— What you need to do —
Give back exactly the lines from the beginning of the listing below to the line holding "import seaborn as sns", both ends included; the pictures stay out.

— Data excerpt —

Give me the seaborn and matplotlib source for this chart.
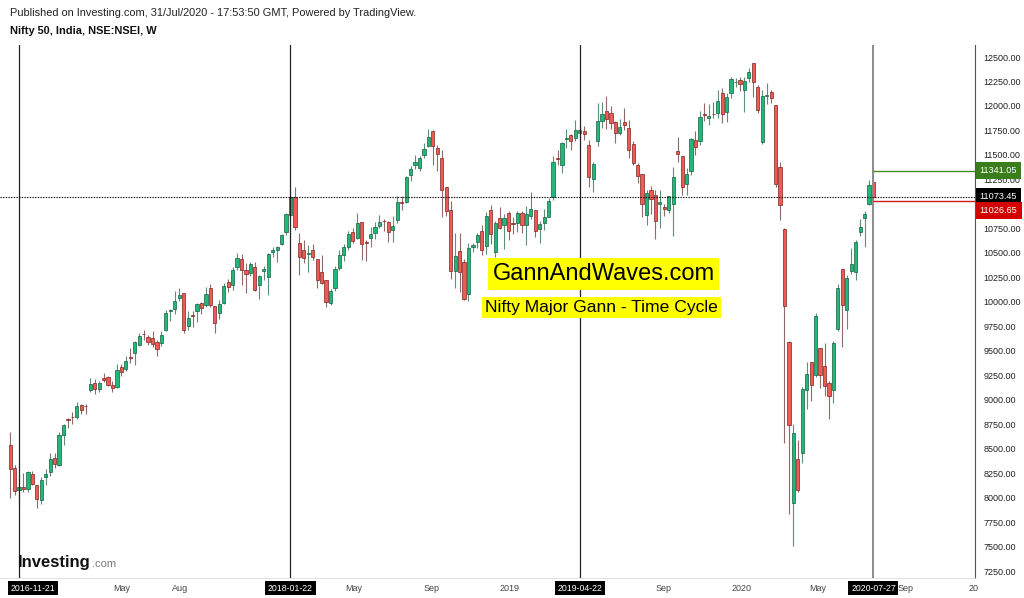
import numpy as np
import pandas as pd
import matplotlib
matplotlib.use("Agg")
import matplotlib.pyplot as plt
import matplotlib.transforms as mtransforms
import seaborn as sns

# Nifty 50 weekly candles, week starting 2016-11-07 ... 2020-07-27
start_week = "2016-11-07"
opens = [8535, 8300, 8080, 8110, 8088, 8240, 8130, 7977, 8210, 8259,
         8402, 8334, 8640, 8800, 8828, 8828, 8947, 8936, 9100, 9168,
         9107, 9226, 9230, 9151, 9134, 9338, 9311, 9434, 9480, 9560,
         9669, 9645, 9628, 9594, 9584, 9713, 9905, 9924, 10036, 10087,
         9757, 9862, 9910, 9985, 9968, 10138, 9958, 9890, 9992, 10206,
         10172, 10353, 10434, 10325, 10298, 10359, 10172, 10315, 10257, 10512,
         10529, 10591, 10717, 10887, 11074, 10604, 10530, 10489, 10530, 10434,
         10308, 10223, 9992, 10145, 10342, 10480, 10557, 10717, 10649, 10815,
         10615, 10648, 10700, 10778, 10826, 10819, 10734, 10836, 11023, 11023,
         11295, 11397, 11363, 11500, 11591, 11744, 11568, 11466, 11169, 10938,
         10315, 10523, 10411, 10077, 10564, 10608, 10727, 10570, 10938, 10513,
         10853, 10785, 10911, 10804, 10802, 10904, 10785, 10877, 10938, 10741,
         10809, 10870, 11067, 11465, 11397, 11665, 11704, 11670, 11728, 11745,
         11602, 11251, 11646, 11850, 11952, 11932, 11840, 11721, 11833, 11772,
         11608, 11397, 11306, 10887, 11142, 11091, 10999, 10965, 10938, 10996,
         11540, 11489, 11200, 11336, 11653, 11643, 11918, 11874, 11915, 11925,
         12129, 11935, 12129, 12241, 12265, 12163, 12289, 12436, 12197, 11629,
         12102, 12146, 12010, 11380, 10744, 9590, 7949, 8396, 8457, 9103,
         9386, 9253, 9529, 9345, 9171, 9100, 9723, 10335, 9917, 10315,
         10305, 10713, 10856, 10998, 11225]
highs = [8669, 8335, 8190, 8250, 8274, 8275, 8132, 8213, 8293, 8460,
         8460, 8672, 8757, 8819, 8879, 8982, 8961, 8961, 9218, 9208,
         9190, 9274, 9246, 9188, 9368, 9367, 9450, 9532, 9605, 9679,
         9709, 9660, 9706, 9615, 9700, 9913, 9928, 10114, 10138, 10088,
         9904, 9903, 9993, 10003, 10148, 10179, 9960, 10018, 10191, 10236,
         10353, 10495, 10490, 10400, 10404, 10404, 10271, 10362, 10501, 10560,
         10566, 10690, 10906, 11110, 11176, 10700, 10632, 10580, 10588, 10434,
         10478, 10227, 10132, 10366, 10530, 10594, 10727, 10759, 10911, 10815,
         10631, 10768, 10818, 10887, 10843, 10823, 10877, 11078, 11081, 11283,
         11391, 11495, 11486, 11619, 11762, 11751, 11603, 11546, 11170, 11035,
         10706, 10706, 10440, 10606, 10600, 10700, 10780, 10922, 10989, 10830,
         10972, 10894, 10923, 10870, 10928, 10931, 10983, 11125, 10938, 10828,
         10944, 11057, 11487, 11550, 11630, 11761, 11711, 11856, 11803, 11796,
         11657, 11426, 12034, 12041, 12103, 12000, 11843, 11871, 11976, 11862,
         11640, 11418, 11307, 11145, 11181, 11146, 11141, 11000, 11084, 11380,
         11687, 11490, 11363, 11670, 11744, 11945, 12034, 12017, 12038, 12159,
         12180, 12129, 12294, 12287, 12293, 12300, 12389, 12436, 12216, 12160,
         12238, 12159, 12012, 11433, 10752, 9603, 8749, 8590, 9131, 9390,
         9390, 9889, 9533, 9584, 9190, 9598, 10178, 10335, 10272, 10553,
         10631, 10847, 10933, 11240, 11341.05]
lows = [8002, 8032, 7916, 8057, 8056, 8131, 7894, 7940, 8133, 8227,
        8300, 8327, 8537, 8712, 8752, 8801, 8860, 8860, 9076, 9061,
        9075, 9178, 9142, 9083, 9120, 9244, 9290, 9374, 9355, 9549,
        9610, 9560, 9540, 9448, 9550, 9700, 9800, 9880, 10005, 9685,
        9710, 9747, 9791, 9875, 9950, 9952, 9687, 9830, 9980, 10100,
        10124, 10321, 10175, 10094, 10262, 10108, 10033, 10220, 10075, 10461,
        10404, 10584, 10680, 10860, 10736, 10276, 10398, 10308, 10429, 10141,
        10180, 9951, 9968, 10111, 10325, 10420, 10532, 10601, 10640, 10427,
        10418, 10563, 10637, 10753, 10725, 10615, 10614, 10802, 10938, 11010,
        11234, 11359, 11340, 11471, 11577, 11397, 11340, 10870, 10876, 10230,
        10145, 10102, 10019, 10005, 10512, 10547, 10480, 10488, 10588, 10461,
        10740, 10535, 10628, 10692, 10713, 10700, 10583, 10850, 10666, 10600,
        10729, 10864, 11041, 11397, 11311, 11569, 11549, 11640, 11578, 11648,
        11176, 11125, 11591, 11780, 11770, 11770, 11625, 11700, 11756, 11465,
        11400, 11210, 10863, 10785, 10901, 10639, 10757, 10880, 10910, 10670,
        11425, 11090, 11091, 11300, 11500, 11600, 11850, 11806, 11880, 11880,
        11823, 11840, 12086, 12192, 12152, 11935, 12244, 12087, 11930, 11614,
        12023, 12032, 11175, 10836, 8555, 7832, 7511, 8056, 8360, 8909,
        8990, 9236, 9116, 9043, 8806, 8969, 9706, 9544, 9726, 10281,
        10223, 10676, 10562, 10990, 11026.65]
closes = [8296, 8074, 8114, 8086, 8261, 8139, 7986, 8186, 8244, 8400,
          8349, 8641, 8741, 8794, 8822, 8940, 8898, 8935, 9160, 9108,
          9174, 9198, 9150, 9119, 9304, 9285, 9401, 9428, 9595, 9653,
          9668, 9588, 9575, 9521, 9665, 9886, 9915, 10014, 10066, 9711,
          9837, 9857, 9974, 9934, 10085, 9964, 9788, 9979, 10167, 10147,
          10323, 10452, 10322, 10283, 10389, 10121, 10265, 10333, 10493, 10530,
          10558, 10681, 10894, 11069, 10760, 10454, 10452, 10491, 10458, 10227,
          10195, 9998, 10114, 10332, 10481, 10564, 10692, 10618, 10807, 10596,
          10605, 10696, 10768, 10818, 10822, 10714, 10772, 11019, 11010, 11278,
          11361, 11429, 11470, 11557, 11681, 11590, 11515, 11143, 10930, 10316,
          10472, 10303, 10030, 10553, 10585, 10682, 10526, 10876, 10693, 10805,
          10754, 10859, 10727, 10795, 10907, 10780, 10894, 10944, 10724, 10792,
          10864, 11035, 11427, 11457, 11624, 11666, 11643, 11753, 11755, 11712,
          11279, 11407, 11844, 11923, 11871, 11823, 11724, 11789, 11811, 11552,
          11419, 11285, 10997, 11110, 11048, 10829, 11023, 10947, 11076, 11274,
          11512, 11175, 11305, 11662, 11584, 11891, 11908, 11895, 11914, 12056,
          11922, 12087, 12272, 12246, 12226, 12257, 12352, 12248, 11962, 12098,
          12113, 12080, 11202, 10989, 9955, 8745, 8660, 8084, 9111, 9267,
          9154, 9860, 9251, 9137, 9039, 9580, 10142, 9972, 10244, 10383,
          10608, 10768, 10902, 11194, 11073.45]

cycle_dates = ["2016-11-21", "2018-01-22", "2019-04-22", "2020-07-27"]
month_dates = ["2017-05-01", "2017-08-01", "2018-05-01", "2018-09-01", "2019-01-01",
               "2019-09-01", "2020-01-01", "2020-05-01", "2020-09-01"]
month_labels = ["May", "Aug", "May", "Sep", "2019", "Sep", "2020", "May", "Sep"]

dates = pd.date_range(start_week, periods=len(closes), freq="W-MON")
df = pd.DataFrame({"date": dates, "open": opens, "high": highs,
                   "low": lows, "close": closes})


def wk(d):
    return (pd.Timestamp(d) - dates[0]).days / 7


df["x"] = [wk(d) for d in df["date"]]
df["up"] = df["close"] >= df["open"]

sns.set_theme(style="white")
plt.rcParams["font.family"] = ["Liberation Sans", "DejaVu Sans"]

fig = plt.figure(figsize=(10.24, 5.98), dpi=100)
ax = fig.add_axes([0.0, 0.0334, 0.9521, 0.8913])

# wicks
wick_col = np.where(df["up"], "#5f8f78", "#8f6a66")
ax.vlines(df["x"], df["low"], df["high"], colors=wick_col, lw=0.8, zorder=2)
# bodies
body = (df["close"] - df["open"]).abs().clip(lower=6)
bottom = df[["open", "close"]].min(axis=1)
ax.bar(df["x"], body, bottom=bottom, width=0.72,
       color=np.where(df["up"], "#1fb878", "#f05a55"),
       edgecolor=np.where(df["up"], "#1b5e40", "#7a2622"),
       linewidth=0.5, zorder=3)

# time cycle lines
for d in cycle_dates:
    last_line = d == cycle_dates[-1]
    ax.axvline(wk(d), color="#8a8a8a" if last_line else "#222222",
               lw=1.4 if last_line else 0.9, zorder=4)

last = df.iloc[-1]
xmax = 216.8
ax.axhline(last["close"], color="black", ls=(0, (1.2, 1.2)), lw=0.8, zorder=4)
ax.hlines(last["high"], last["x"], xmax, color="#3f8f1f", lw=1.0, zorder=4)
ax.hlines(last["low"], last["x"], xmax, color="#d11a1a", lw=1.0, zorder=4)

ax.set_xlim(-2.27, xmax)
ax.set_ylim(7180.6, 12622.5)

# right price axis
yt = np.arange(7250, 12501, 250)
ax.yaxis.tick_right()
ax.set_yticks(yt)
ax.set_yticklabels(["" if v == 11000 else f"{v:.2f}" for v in yt])
ax.tick_params(axis="y", length=3, width=0.6, color="#555555", pad=3,
               labelsize=6.5, labelcolor="#222222", right=True)

ax.set_xticks([wk(d) for d in month_dates])
ax.set_xticklabels(month_labels)
ax.tick_params(axis="x", length=0, pad=4, labelsize=6.5, labelcolor="#444444")
# last month label sits just right of the date tag
lab = ax.get_xticklabels()[-1]
lab.set_transform(lab.get_transform() + mtransforms.ScaledTranslation(9 / 100, 0, fig.dpi_scale_trans))

sns.despine(ax=ax, left=True, top=True, right=False, bottom=False)
ax.spines["right"].set_color("#555555")
ax.spines["right"].set_linewidth(0.8)
ax.spines["bottom"].set_color("#dddddd")
ax.spines["bottom"].set_linewidth(0.6)

# price tags on the axis (the low tag is pushed down so the tags do not collide)
ytrans = ax.get_yaxis_transform()
tags = [(last["high"], "#3a7d1c", 0), (last["close"], "black", 0), (last["low"], "#d40000", -9)]
for val, fc, dy in tags:
    tr = ytrans + mtransforms.ScaledTranslation(0, dy / 100, fig.dpi_scale_trans)
    ax.text(1.005, val, f"{val:.2f}", transform=tr, ha="left", va="center",
            fontsize=6.6, color="white", zorder=10, clip_on=False,
            bbox=dict(boxstyle="square,pad=0.45", fc=fc, ec="none"))

# date tags on the time axis
xtrans = ax.get_xaxis_transform()
for d in cycle_dates:
    first = d == cycle_dates[0]
    ax.text(0.2 if first else wk(d), -0.019, d, transform=xtrans,
            ha="left" if first else "center", va="center",
            fontsize=6.3, color="white", zorder=10, clip_on=False,
            bbox=dict(boxstyle="square,pad=0.3", fc="black", ec="none"))
ax.text(216.4, -0.019, "20", transform=xtrans, ha="center", va="center",
        fontsize=6.5, color="#444444", clip_on=False)

# titles
fig.text(0.0098, 0.978, "Published on Investing.com, 31/Jul/2020 - 17:53:50 GMT, Powered by TradingView.",
         fontsize=7.9, color="#222222", va="center")
fig.text(0.0098, 0.948, "Nifty 50, India, NSE:NSEI, W", fontsize=7.9, fontweight="bold",
         color="#111111", va="center")

# annotations
ax.text(0.619, 0.570, "GannAndWaves.com", transform=ax.transAxes, ha="center", va="center",
        fontsize=17, color="black", zorder=8,
        bbox=dict(boxstyle="square,pad=0.2", fc="#ffff00", ec="none"))
ax.text(0.617, 0.508, "Nifty Major Gann - Time Cycle", transform=ax.transAxes,
        ha="center", va="center", fontsize=12.6, color="black", zorder=8,
        bbox=dict(boxstyle="square,pad=0.18", fc="#ffff00", ec="none"))

# watermark logo
fig.text(0.0176, 0.060, "Investing", fontsize=12, fontweight="bold", color="#111111", va="center")
fig.text(0.0895, 0.057, ".com", fontsize=8, color="#777777", va="center")

fig.savefig("out.png", dpi=100, facecolor="white")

— Exercise result —
Give me the seaborn and matplotlib source for this chart.
import numpy as np
import pandas as pd
import matplotlib
matplotlib.use("Agg")
import matplotlib.pyplot as plt
import matplotlib.transforms as mtransforms
import seaborn as sns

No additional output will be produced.